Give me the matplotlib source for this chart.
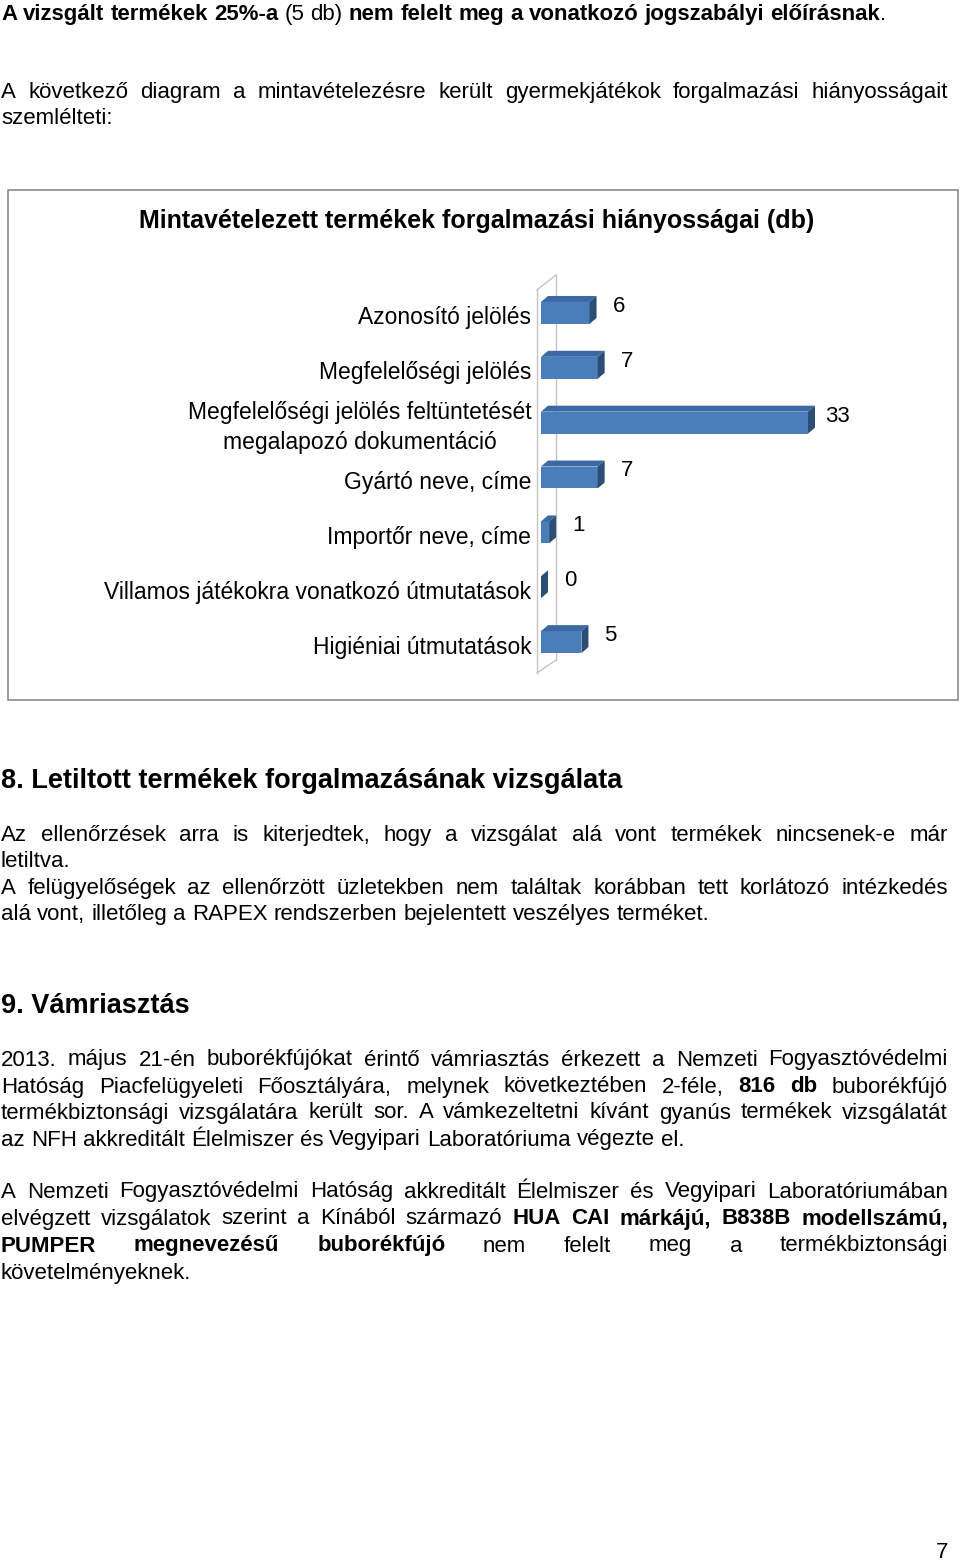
import numpy as np
import matplotlib.pyplot as plt
from matplotlib.patches import Polygon, Rectangle

plt.rcParams['font.family'] = ['Liberation Sans', 'DejaVu Sans']

# chart data
categories = [
    "Azonosító jelölés",
    "Megfelelőségi jelölés",
    "Megfelelőségi jelölés feltüntetését\nmegalapozó dokumentáció",
    "Gyártó neve, címe",
    "Importőr neve, címe",
    "Villamos játékokra vonatkozó útmutatások",
    "Higiéniai útmutatások",
]
values = [6, 7, 33, 7, 1, 0, 5]
chart_title = "Mintavételezett termékek forgalmazási hiányosságai (db)"

# page text: (y, justified, [(text, bold, glued_to_previous), ...])
BODY = [
    (12, False, [("A vizsgált termékek 25%-a", True, False), ("(5 db)", False, False),
                 ("nem felelt meg a vonatkozó jogszabályi előírásnak", True, False), (".", False, True)]),
    (90, True, [("A következő diagram a mintavételezésre került gyermekjátékok forgalmazási hiányosságait", False, False)]),
    (116, False, [("szemlélteti:", False, False)]),
    (833, True, [("Az ellenőrzések arra is kiterjedtek, hogy a vizsgálat alá vont termékek nincsenek-e már", False, False)]),
    (859, False, [("letiltva.", False, False)]),
    (886, True, [("A felügyelőségek az ellenőrzött üzletekben nem találtak korábban tett korlátozó intézkedés", False, False)]),
    (912, False, [("alá vont, illetőleg a RAPEX rendszerben bejelentett veszélyes terméket.", False, False)]),
    (1058, True, [("2013. május 21-én buborékfújókat érintő vámriasztás érkezett a Nemzeti Fogyasztóvédelmi", False, False)]),
    (1085, True, [("Hatóság Piacfelügyeleti Főosztályára, melynek következtében 2-féle,", False, False),
                  ("816 db", True, False), ("buborékfújó", False, False)]),
    (1111, True, [("termékbiztonsági vizsgálatára került sor. A vámkezeltetni kívánt gyanús termékek vizsgálatát", False, False)]),
    (1138, False, [("az NFH akkreditált Élelmiszer és Vegyipari Laboratóriuma végezte el.", False, False)]),
    (1190, True, [("A Nemzeti Fogyasztóvédelmi Hatóság akkreditált Élelmiszer és Vegyipari Laboratóriumában", False, False)]),
    (1217, True, [("elvégzett vizsgálatok szerint a Kínából származó", False, False),
                  ("HUA CAI márkájú, B838B modellszámú,", True, False)]),
    (1244, True, [("PUMPER megnevezésű buborékfújó", True, False),
                  ("nem felelt meg a termékbiztonsági", False, False)]),
    (1271, False, [("követelményeknek.", False, False)]),
]
HEADINGS = [(778, "8. Letiltott termékek forgalmazásának vizsgálata"),
            (1003, "9. Vámriasztás")]

W, H = 960, 1561
fig = plt.figure(figsize=(W / 100, H / 100), dpi=100)
page = fig.add_axes([0, 0, 1, 1])
page.set_xlim(0, W)
page.set_ylim(H, 0)
page.axis("off")
renderer = fig.canvas.get_renderer()

FS = 16.0
LEFT, RIGHT = 1, 948


def word_width(word, bold):
    t = page.text(0, 0, word, fontsize=FS, fontweight="bold" if bold else "normal")
    w = t.get_window_extent(renderer).width
    t.remove()
    return w


space = word_width("a a", False) - word_width("aa", False)
for yc, justify, runs in BODY:
    # words as (text, bold, glued)
    words = []
    for txt, b, glue in runs:
        for k, w in enumerate(txt.split(" ")):
            words.append((w, b, glue and k == 0))
    widths = [word_width(w, b) for w, b, _ in words]
    n_gaps = sum(1 for k, (_, _, g) in enumerate(words) if k > 0 and not g)
    gap = space
    if justify and n_gaps > 0:
        gap = (RIGHT - LEFT - sum(widths)) / n_gaps
    x = LEFT
    for k, ((w, b, g), ww) in enumerate(zip(words, widths)):
        if k > 0 and not g:
            x += gap
        page.text(x, yc + 7.5, w, fontsize=FS, fontweight="bold" if b else "normal",
                  ha="left", va="baseline")
        x += ww

for yc, txt in HEADINGS:
    page.text(LEFT, yc + 10, txt, fontsize=19.5, fontweight="bold", ha="left", va="baseline")

page.text(942, 1551 + 7.5, "7", fontsize=FS, ha="center", va="baseline")

# chart frame and title
page.add_patch(Rectangle((8, 190), 950, 510, fill=False, ec="#8c8c8c", lw=1.2))
page.text(477, 221, chart_title, fontsize=18, fontweight="bold", ha="center", va="center")

# back wall of the 3-D plot area
wall = dict(color="#c4c4c4", lw=1)
page.plot([537, 537], [290, 673], **wall)
page.plot([556, 556], [275, 660], **wall)
page.plot([537, 556], [290, 275], **wall)
page.plot([537, 556], [673, 660], **wall)

# bar axes: value 0 at x=541, 33 at x=808; rows 55 px apart starting at 313
px_per_unit = (808 - 541) / 33
ax = fig.add_axes([541 / W, 1 - 669.5 / H, 400 / W, 384 / H])
ax.set_xlim(0, 400 / px_per_unit)
ax.set_ylim(len(values) - 0.5, -0.5)
ax.axis("off")

front, top_c, side_c = "#4a7ebb", "#3b69a3", "#2c4d74"
bh = 0.4
dx = 7 / px_per_unit
dy = 6 / 55
ypos = np.arange(len(values))
ax.barh(ypos, values, height=bh, left=0, color=front, edgecolor="none")
for i, (y, v) in enumerate(zip(ypos, values)):
    y0, y1 = y - bh / 2, y + bh / 2
    if v > 0:
        ax.add_patch(Polygon([(0, y0), (v, y0), (v + dx, y0 - dy), (dx, y0 - dy)],
                             closed=True, fc=top_c, ec="none"))
    ax.add_patch(Polygon([(v, y0), (v + dx, y0 - dy), (v + dx, y1 - dy), (v, y1)],
                         closed=True, fc=side_c, ec="none"))
    ax.text(v + 3.6, y - 0.12, str(v), fontsize=16, ha="center", va="center")
    ax.text(-1.2, y + 0.09, categories[i], fontsize=16.5,
            ha="right", va="center", multialignment="center", linespacing=1.4)

fig.savefig("out.png", dpi=100)
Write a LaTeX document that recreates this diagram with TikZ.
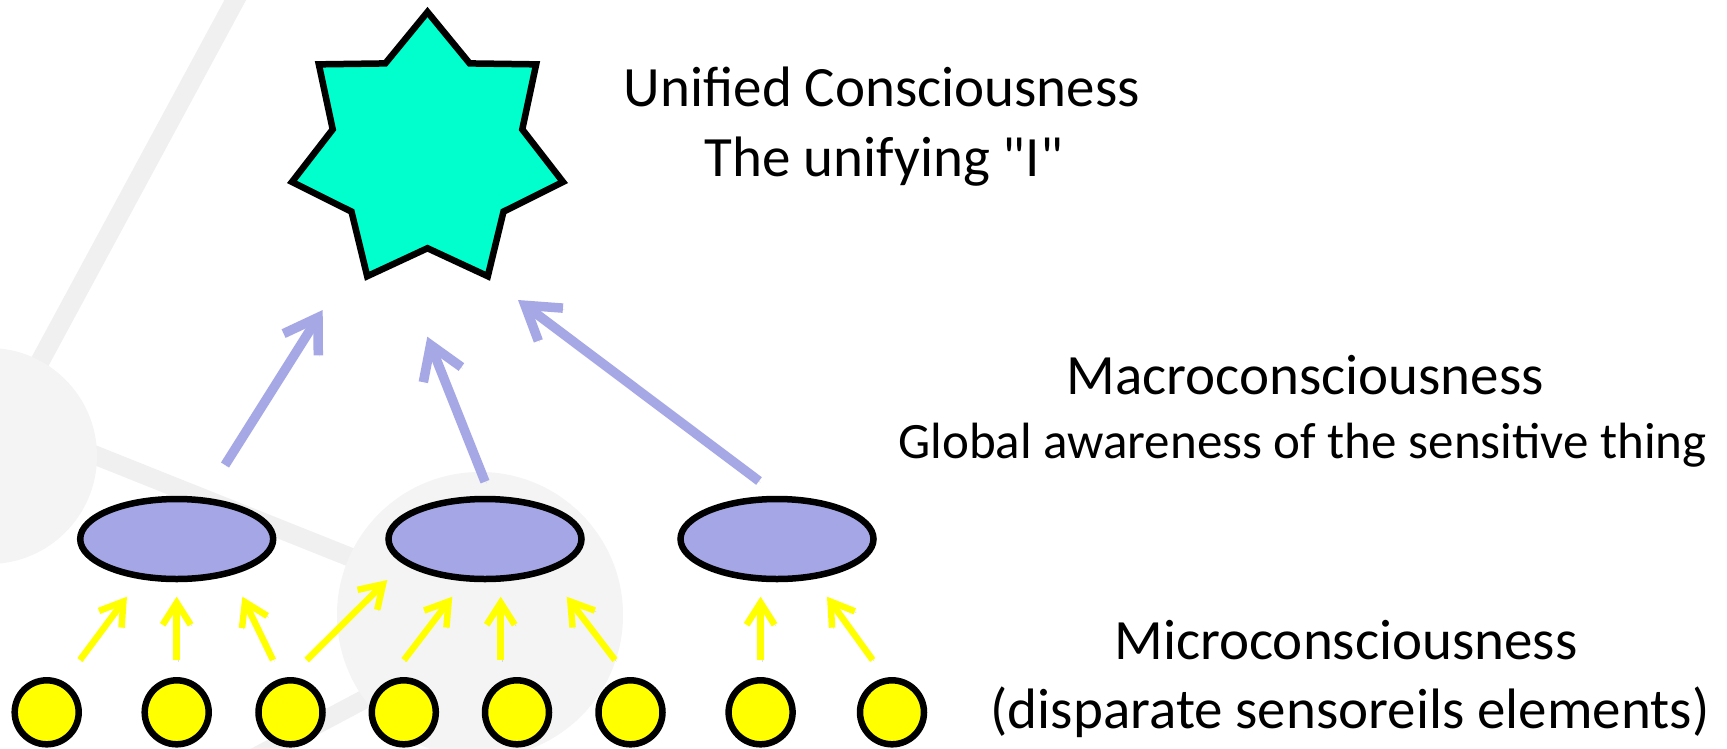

## Task prompt
Reproduce the entries above without change, omitting all pictures.

## Exercise result
Give me the matplotlib source for this chart.
import numpy as np
import matplotlib.pyplot as plt
from matplotlib.patches import Polygon, Rectangle

plt.rcParams['font.family'] = ['Liberation Sans', 'DejaVu Sans']

# chart data
categories = [
    "Azonosító jelölés",
    "Megfelelőségi jelölés",
    "Megfelelőségi jelölés feltüntetését\nmegalapozó dokumentáció",
    "Gyártó neve, címe",
    "Importőr neve, címe",
    "Villamos játékokra vonatkozó útmutatások",
    "Higiéniai útmutatások",
]
values = [6, 7, 33, 7, 1, 0, 5]
chart_title = "Mintavételezett termékek forgalmazási hiányosságai (db)"

# page text: (y, justified, [(text, bold, glued_to_previous), ...])
BODY = [
    (12, False, [("A vizsgált termékek 25%-a", True, False), ("(5 db)", False, False),
                 ("nem felelt meg a vonatkozó jogszabályi előírásnak", True, False), (".", False, True)]),
    (90, True, [("A következő diagram a mintavételezésre került gyermekjátékok forgalmazási hiányosságait", False, False)]),
    (116, False, [("szemlélteti:", False, False)]),
    (833, True, [("Az ellenőrzések arra is kiterjedtek, hogy a vizsgálat alá vont termékek nincsenek-e már", False, False)]),
    (859, False, [("letiltva.", False, False)]),
    (886, True, [("A felügyelőségek az ellenőrzött üzletekben nem találtak korábban tett korlátozó intézkedés", False, False)]),
    (912, False, [("alá vont, illetőleg a RAPEX rendszerben bejelentett veszélyes terméket.", False, False)]),
    (1058, True, [("2013. május 21-én buborékfújókat érintő vámriasztás érkezett a Nemzeti Fogyasztóvédelmi", False, False)]),
    (1085, True, [("Hatóság Piacfelügyeleti Főosztályára, melynek következtében 2-féle,", False, False),
                  ("816 db", True, False), ("buborékfújó", False, False)]),
    (1111, True, [("termékbiztonsági vizsgálatára került sor. A vámkezeltetni kívánt gyanús termékek vizsgálatát", False, False)]),
    (1138, False, [("az NFH akkreditált Élelmiszer és Vegyipari Laboratóriuma végezte el.", False, False)]),
    (1190, True, [("A Nemzeti Fogyasztóvédelmi Hatóság akkreditált Élelmiszer és Vegyipari Laboratóriumában", False, False)]),
    (1217, True, [("elvégzett vizsgálatok szerint a Kínából származó", False, False),
                  ("HUA CAI márkájú, B838B modellszámú,", True, False)]),
    (1244, True, [("PUMPER megnevezésű buborékfújó", True, False),
                  ("nem felelt meg a termékbiztonsági", False, False)]),
    (1271, False, [("követelményeknek.", False, False)]),
]
HEADINGS = [(778, "8. Letiltott termékek forgalmazásának vizsgálata"),
            (1003, "9. Vámriasztás")]

W, H = 960, 1561
fig = plt.figure(figsize=(W / 100, H / 100), dpi=100)
page = fig.add_axes([0, 0, 1, 1])
page.set_xlim(0, W)
page.set_ylim(H, 0)
page.axis("off")
renderer = fig.canvas.get_renderer()

FS = 16.0
LEFT, RIGHT = 1, 948


def word_width(word, bold):
    t = page.text(0, 0, word, fontsize=FS, fontweight="bold" if bold else "normal")
    w = t.get_window_extent(renderer).width
    t.remove()
    return w


space = word_width("a a", False) - word_width("aa", False)
for yc, justify, runs in BODY:
    # words as (text, bold, glued)
    words = []
    for txt, b, glue in runs:
        for k, w in enumerate(txt.split(" ")):
            words.append((w, b, glue and k == 0))
    widths = [word_width(w, b) for w, b, _ in words]
    n_gaps = sum(1 for k, (_, _, g) in enumerate(words) if k > 0 and not g)
    gap = space
    if justify and n_gaps > 0:
        gap = (RIGHT - LEFT - sum(widths)) / n_gaps
    x = LEFT
    for k, ((w, b, g), ww) in enumerate(zip(words, widths)):
        if k > 0 and not g:
            x += gap
        page.text(x, yc + 7.5, w, fontsize=FS, fontweight="bold" if b else "normal",
                  ha="left", va="baseline")
        x += ww

for yc, txt in HEADINGS:
    page.text(LEFT, yc + 10, txt, fontsize=19.5, fontweight="bold", ha="left", va="baseline")

page.text(942, 1551 + 7.5, "7", fontsize=FS, ha="center", va="baseline")

# chart frame and title
page.add_patch(Rectangle((8, 190), 950, 510, fill=False, ec="#8c8c8c", lw=1.2))
page.text(477, 221, chart_title, fontsize=18, fontweight="bold", ha="center", va="center")

# back wall of the 3-D plot area
wall = dict(color="#c4c4c4", lw=1)
page.plot([537, 537], [290, 673], **wall)
page.plot([556, 556], [275, 660], **wall)
page.plot([537, 556], [290, 275], **wall)
page.plot([537, 556], [673, 660], **wall)

# bar axes: value 0 at x=541, 33 at x=808; rows 55 px apart starting at 313
px_per_unit = (808 - 541) / 33
ax = fig.add_axes([541 / W, 1 - 669.5 / H, 400 / W, 384 / H])
ax.set_xlim(0, 400 / px_per_unit)
ax.set_ylim(len(values) - 0.5, -0.5)
ax.axis("off")

front, top_c, side_c = "#4a7ebb", "#3b69a3", "#2c4d74"
bh = 0.4
dx = 7 / px_per_unit
dy = 6 / 55
ypos = np.arange(len(values))
ax.barh(ypos, values, height=bh, left=0, color=front, edgecolor="none")
for i, (y, v) in enumerate(zip(ypos, values)):
    y0, y1 = y - bh / 2, y + bh / 2
    if v > 0:
        ax.add_patch(Polygon([(0, y0), (v, y0), (v + dx, y0 - dy), (dx, y0 - dy)],
                             closed=True, fc=top_c, ec="none"))
    ax.add_patch(Polygon([(v, y0), (v + dx, y0 - dy), (v + dx, y1 - dy), (v, y1)],
                         closed=True, fc=side_c, ec="none"))
    ax.text(v + 3.6, y - 0.12, str(v), fontsize=16, ha="center", va="center")
    ax.text(-1.2, y + 0.09, categories[i], fontsize=16.5,
            ha="right", va="center", multialignment="center", linespacing=1.4)

fig.savefig("out.png", dpi=100)
Write a LaTeX document that recreates this diagram with TikZ.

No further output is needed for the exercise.